* Stated task:
Find, in the records below, the line that contains "Generate a Python" and the line that contains "from matplotlib.colors import". Copy those two lines and everything between them exactly, but not the pictures.

* Stored data:
- - - - - - -

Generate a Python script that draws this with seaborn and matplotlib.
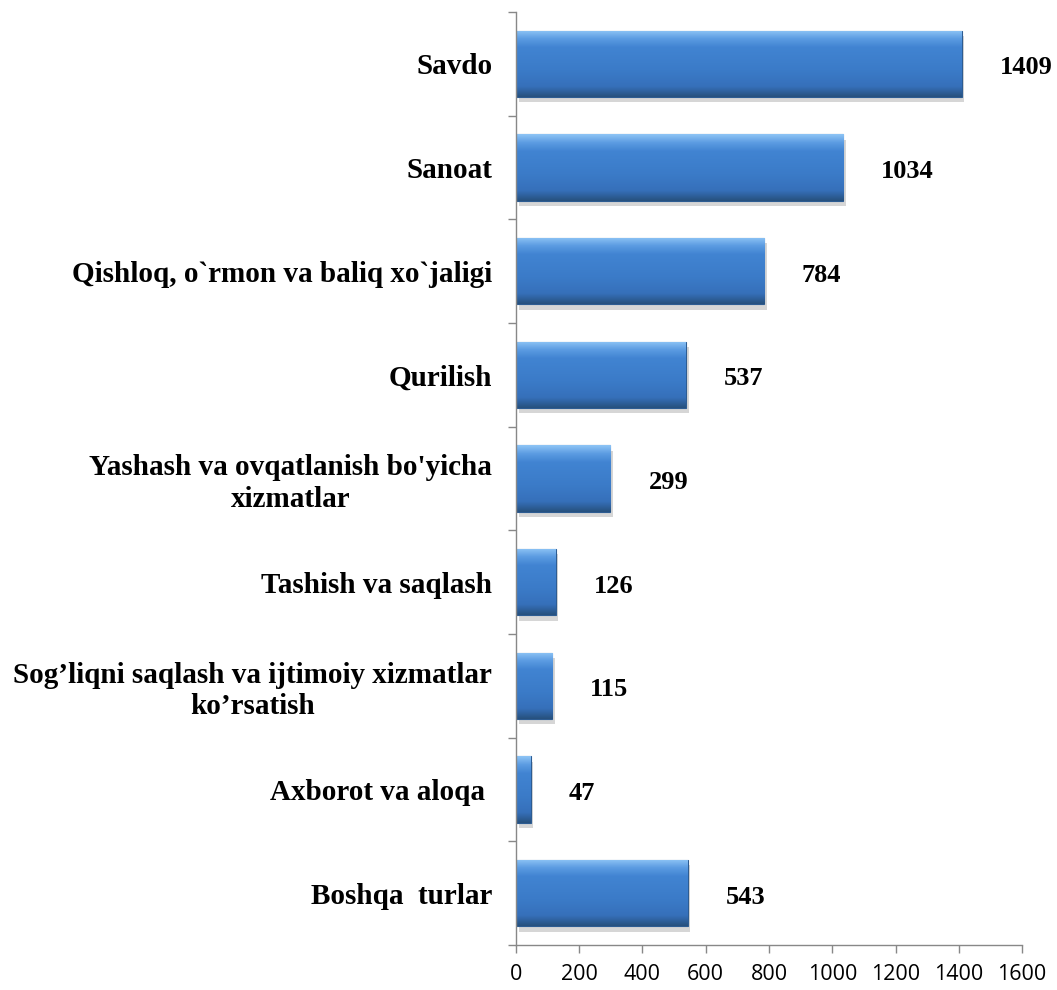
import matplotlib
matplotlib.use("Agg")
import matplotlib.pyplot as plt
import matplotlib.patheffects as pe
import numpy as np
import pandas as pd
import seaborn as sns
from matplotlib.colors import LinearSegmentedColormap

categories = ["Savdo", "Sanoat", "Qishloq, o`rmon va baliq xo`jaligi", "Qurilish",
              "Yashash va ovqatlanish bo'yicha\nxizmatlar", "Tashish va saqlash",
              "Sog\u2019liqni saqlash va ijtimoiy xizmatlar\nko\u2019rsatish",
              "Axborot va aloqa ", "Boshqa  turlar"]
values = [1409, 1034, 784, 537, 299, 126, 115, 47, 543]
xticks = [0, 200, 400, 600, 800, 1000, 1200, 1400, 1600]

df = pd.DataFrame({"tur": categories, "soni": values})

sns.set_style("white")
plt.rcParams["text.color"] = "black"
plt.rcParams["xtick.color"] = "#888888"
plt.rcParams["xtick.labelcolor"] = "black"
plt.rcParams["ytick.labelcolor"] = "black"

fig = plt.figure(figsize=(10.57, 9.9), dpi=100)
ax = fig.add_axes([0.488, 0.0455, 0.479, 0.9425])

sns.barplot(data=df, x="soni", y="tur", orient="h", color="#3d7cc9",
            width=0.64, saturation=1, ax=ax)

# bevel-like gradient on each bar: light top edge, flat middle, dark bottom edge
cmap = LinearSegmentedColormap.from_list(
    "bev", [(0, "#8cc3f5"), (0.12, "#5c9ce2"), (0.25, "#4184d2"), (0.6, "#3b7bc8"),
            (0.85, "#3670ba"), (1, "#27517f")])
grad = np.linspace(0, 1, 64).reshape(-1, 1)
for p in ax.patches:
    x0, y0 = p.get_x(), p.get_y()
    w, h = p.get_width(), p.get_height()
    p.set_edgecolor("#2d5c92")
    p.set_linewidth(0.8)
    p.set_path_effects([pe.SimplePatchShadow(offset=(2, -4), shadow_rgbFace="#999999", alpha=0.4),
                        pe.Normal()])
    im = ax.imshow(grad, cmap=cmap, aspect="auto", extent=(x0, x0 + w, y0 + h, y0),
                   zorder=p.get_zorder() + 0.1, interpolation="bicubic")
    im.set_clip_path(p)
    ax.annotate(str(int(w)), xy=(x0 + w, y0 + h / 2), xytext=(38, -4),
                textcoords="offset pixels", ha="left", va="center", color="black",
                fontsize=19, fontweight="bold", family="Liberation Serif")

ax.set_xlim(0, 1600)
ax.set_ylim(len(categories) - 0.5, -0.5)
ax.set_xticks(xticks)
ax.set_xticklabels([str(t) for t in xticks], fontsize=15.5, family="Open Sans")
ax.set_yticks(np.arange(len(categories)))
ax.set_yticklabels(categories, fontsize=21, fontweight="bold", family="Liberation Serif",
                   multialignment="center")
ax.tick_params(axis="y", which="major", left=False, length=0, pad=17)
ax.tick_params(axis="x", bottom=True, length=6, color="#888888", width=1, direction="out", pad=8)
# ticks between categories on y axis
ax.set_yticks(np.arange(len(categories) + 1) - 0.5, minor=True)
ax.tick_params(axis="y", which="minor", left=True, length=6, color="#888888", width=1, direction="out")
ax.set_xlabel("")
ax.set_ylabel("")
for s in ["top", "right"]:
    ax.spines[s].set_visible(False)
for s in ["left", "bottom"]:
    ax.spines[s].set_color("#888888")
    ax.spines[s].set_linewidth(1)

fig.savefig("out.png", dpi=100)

- - - - - - -

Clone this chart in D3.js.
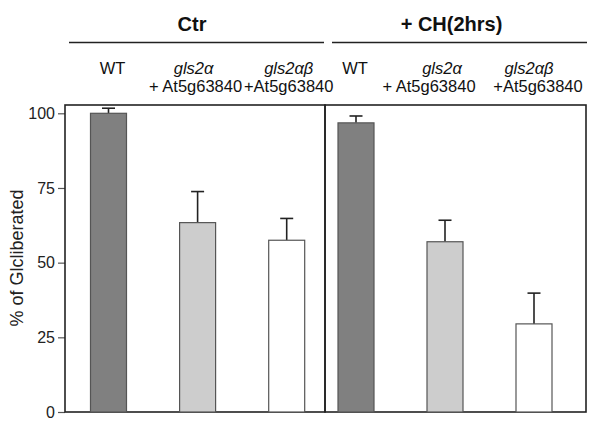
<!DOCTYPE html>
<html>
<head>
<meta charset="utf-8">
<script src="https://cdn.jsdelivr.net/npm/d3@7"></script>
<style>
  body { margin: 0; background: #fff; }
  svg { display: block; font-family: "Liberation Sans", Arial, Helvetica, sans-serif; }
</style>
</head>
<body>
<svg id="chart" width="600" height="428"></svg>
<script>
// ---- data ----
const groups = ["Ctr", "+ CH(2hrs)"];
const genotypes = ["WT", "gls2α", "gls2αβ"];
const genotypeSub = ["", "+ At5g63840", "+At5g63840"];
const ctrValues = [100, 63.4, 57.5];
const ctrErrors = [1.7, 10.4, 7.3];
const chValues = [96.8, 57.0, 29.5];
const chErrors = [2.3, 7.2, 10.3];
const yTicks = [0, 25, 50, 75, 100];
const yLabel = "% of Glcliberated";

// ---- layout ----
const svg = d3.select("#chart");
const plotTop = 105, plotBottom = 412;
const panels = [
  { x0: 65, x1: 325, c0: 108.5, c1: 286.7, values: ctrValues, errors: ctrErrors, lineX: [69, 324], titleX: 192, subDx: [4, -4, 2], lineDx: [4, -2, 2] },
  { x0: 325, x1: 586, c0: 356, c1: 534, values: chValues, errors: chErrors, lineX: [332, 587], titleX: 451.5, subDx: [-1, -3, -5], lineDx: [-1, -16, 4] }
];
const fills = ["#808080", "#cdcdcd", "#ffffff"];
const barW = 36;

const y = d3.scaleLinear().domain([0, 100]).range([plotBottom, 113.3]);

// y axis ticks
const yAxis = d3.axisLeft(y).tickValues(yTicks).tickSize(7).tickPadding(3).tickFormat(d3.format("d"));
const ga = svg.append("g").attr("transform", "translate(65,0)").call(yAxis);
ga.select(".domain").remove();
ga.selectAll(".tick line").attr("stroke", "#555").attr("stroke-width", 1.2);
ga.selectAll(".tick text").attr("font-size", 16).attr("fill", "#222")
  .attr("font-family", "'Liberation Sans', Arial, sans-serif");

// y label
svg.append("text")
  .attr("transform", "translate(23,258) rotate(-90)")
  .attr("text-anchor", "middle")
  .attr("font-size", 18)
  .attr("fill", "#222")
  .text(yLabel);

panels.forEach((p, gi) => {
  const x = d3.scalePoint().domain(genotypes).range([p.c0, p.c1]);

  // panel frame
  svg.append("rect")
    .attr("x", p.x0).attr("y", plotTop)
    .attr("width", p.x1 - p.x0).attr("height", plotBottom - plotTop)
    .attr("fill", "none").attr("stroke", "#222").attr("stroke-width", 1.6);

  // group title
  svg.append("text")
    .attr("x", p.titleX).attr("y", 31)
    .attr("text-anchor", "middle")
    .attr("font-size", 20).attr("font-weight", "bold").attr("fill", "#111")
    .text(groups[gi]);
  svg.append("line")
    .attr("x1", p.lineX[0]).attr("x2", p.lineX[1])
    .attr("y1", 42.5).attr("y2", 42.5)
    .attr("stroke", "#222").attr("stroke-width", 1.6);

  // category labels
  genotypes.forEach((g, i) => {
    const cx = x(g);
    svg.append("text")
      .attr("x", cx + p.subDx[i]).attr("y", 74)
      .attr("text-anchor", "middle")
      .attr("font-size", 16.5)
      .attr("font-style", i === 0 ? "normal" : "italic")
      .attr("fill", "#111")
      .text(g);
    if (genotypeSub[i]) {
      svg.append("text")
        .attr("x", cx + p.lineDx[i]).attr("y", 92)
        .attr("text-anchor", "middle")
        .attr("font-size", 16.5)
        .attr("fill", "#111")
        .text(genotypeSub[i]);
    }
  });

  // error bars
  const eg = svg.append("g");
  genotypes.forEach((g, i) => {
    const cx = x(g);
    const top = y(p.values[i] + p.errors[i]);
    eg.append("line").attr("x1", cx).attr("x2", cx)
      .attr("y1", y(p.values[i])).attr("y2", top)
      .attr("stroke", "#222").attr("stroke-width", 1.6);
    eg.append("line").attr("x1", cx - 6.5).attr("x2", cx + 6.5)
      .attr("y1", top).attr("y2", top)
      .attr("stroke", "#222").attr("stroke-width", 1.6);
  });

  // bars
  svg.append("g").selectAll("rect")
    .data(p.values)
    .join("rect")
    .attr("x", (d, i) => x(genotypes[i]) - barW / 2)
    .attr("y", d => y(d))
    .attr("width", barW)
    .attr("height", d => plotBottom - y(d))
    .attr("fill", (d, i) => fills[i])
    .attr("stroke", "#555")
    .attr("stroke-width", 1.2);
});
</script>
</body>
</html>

- - - - - - -

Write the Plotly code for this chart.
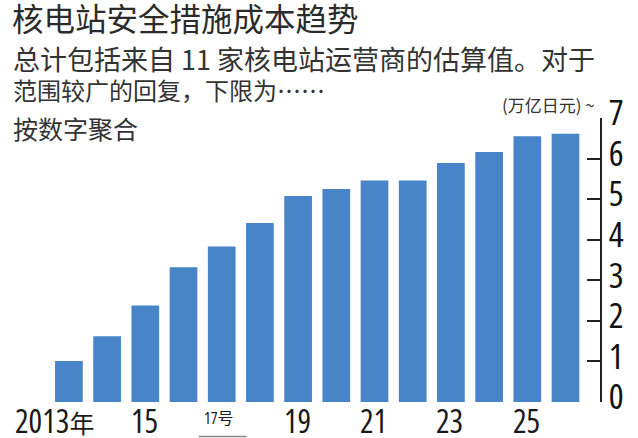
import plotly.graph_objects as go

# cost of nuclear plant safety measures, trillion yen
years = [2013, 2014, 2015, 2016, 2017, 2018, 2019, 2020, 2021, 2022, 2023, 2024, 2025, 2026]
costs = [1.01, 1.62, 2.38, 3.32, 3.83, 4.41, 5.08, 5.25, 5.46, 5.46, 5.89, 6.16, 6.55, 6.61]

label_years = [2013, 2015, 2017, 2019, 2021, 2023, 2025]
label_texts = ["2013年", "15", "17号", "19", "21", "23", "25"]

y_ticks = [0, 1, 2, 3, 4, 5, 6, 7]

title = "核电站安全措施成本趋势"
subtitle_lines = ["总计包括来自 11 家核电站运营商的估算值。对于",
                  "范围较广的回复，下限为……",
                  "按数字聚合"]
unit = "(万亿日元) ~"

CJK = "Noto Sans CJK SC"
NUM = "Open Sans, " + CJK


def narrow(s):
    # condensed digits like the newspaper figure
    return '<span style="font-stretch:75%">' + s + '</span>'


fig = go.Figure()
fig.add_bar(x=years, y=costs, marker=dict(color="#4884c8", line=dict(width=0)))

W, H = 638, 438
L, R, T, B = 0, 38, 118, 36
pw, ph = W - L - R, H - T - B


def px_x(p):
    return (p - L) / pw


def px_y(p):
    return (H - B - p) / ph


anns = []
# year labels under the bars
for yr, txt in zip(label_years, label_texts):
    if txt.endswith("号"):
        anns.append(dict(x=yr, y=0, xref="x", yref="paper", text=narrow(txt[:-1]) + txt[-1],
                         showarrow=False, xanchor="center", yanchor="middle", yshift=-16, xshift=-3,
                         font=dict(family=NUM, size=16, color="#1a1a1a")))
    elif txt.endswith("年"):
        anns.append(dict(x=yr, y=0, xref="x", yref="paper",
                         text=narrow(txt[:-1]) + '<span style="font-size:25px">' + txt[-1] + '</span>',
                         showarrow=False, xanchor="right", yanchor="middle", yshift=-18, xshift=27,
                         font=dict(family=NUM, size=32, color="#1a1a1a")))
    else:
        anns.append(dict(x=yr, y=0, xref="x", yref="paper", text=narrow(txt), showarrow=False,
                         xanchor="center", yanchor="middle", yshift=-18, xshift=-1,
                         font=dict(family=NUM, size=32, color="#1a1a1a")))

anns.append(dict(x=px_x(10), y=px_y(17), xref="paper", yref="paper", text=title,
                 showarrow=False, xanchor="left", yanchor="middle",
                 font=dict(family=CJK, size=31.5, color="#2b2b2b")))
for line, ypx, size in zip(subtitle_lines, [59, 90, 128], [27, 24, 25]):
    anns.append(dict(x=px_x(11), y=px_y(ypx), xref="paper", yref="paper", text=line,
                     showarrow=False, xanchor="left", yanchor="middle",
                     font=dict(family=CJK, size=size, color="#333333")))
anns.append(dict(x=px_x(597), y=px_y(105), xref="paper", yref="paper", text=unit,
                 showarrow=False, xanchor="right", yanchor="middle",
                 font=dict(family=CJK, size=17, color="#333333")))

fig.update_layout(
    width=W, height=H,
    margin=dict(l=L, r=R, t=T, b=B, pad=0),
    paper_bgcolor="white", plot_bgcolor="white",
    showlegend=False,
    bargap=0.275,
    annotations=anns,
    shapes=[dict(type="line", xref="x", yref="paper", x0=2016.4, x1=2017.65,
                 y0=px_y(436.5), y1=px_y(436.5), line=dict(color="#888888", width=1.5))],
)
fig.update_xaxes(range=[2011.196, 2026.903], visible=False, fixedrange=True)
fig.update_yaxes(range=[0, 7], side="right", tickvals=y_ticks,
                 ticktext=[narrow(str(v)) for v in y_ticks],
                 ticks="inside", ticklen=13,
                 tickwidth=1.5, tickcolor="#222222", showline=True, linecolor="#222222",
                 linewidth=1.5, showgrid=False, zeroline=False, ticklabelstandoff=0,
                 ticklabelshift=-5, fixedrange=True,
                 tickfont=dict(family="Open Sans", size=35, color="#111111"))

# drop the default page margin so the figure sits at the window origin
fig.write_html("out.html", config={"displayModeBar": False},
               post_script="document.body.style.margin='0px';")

- - - - - - -

* Exercise output:
Generate a Python script that draws this with seaborn and matplotlib.
import matplotlib
matplotlib.use("Agg")
import matplotlib.pyplot as plt
import matplotlib.patheffects as pe
import numpy as np
import pandas as pd
import seaborn as sns
from matplotlib.colors import LinearSegmentedColormap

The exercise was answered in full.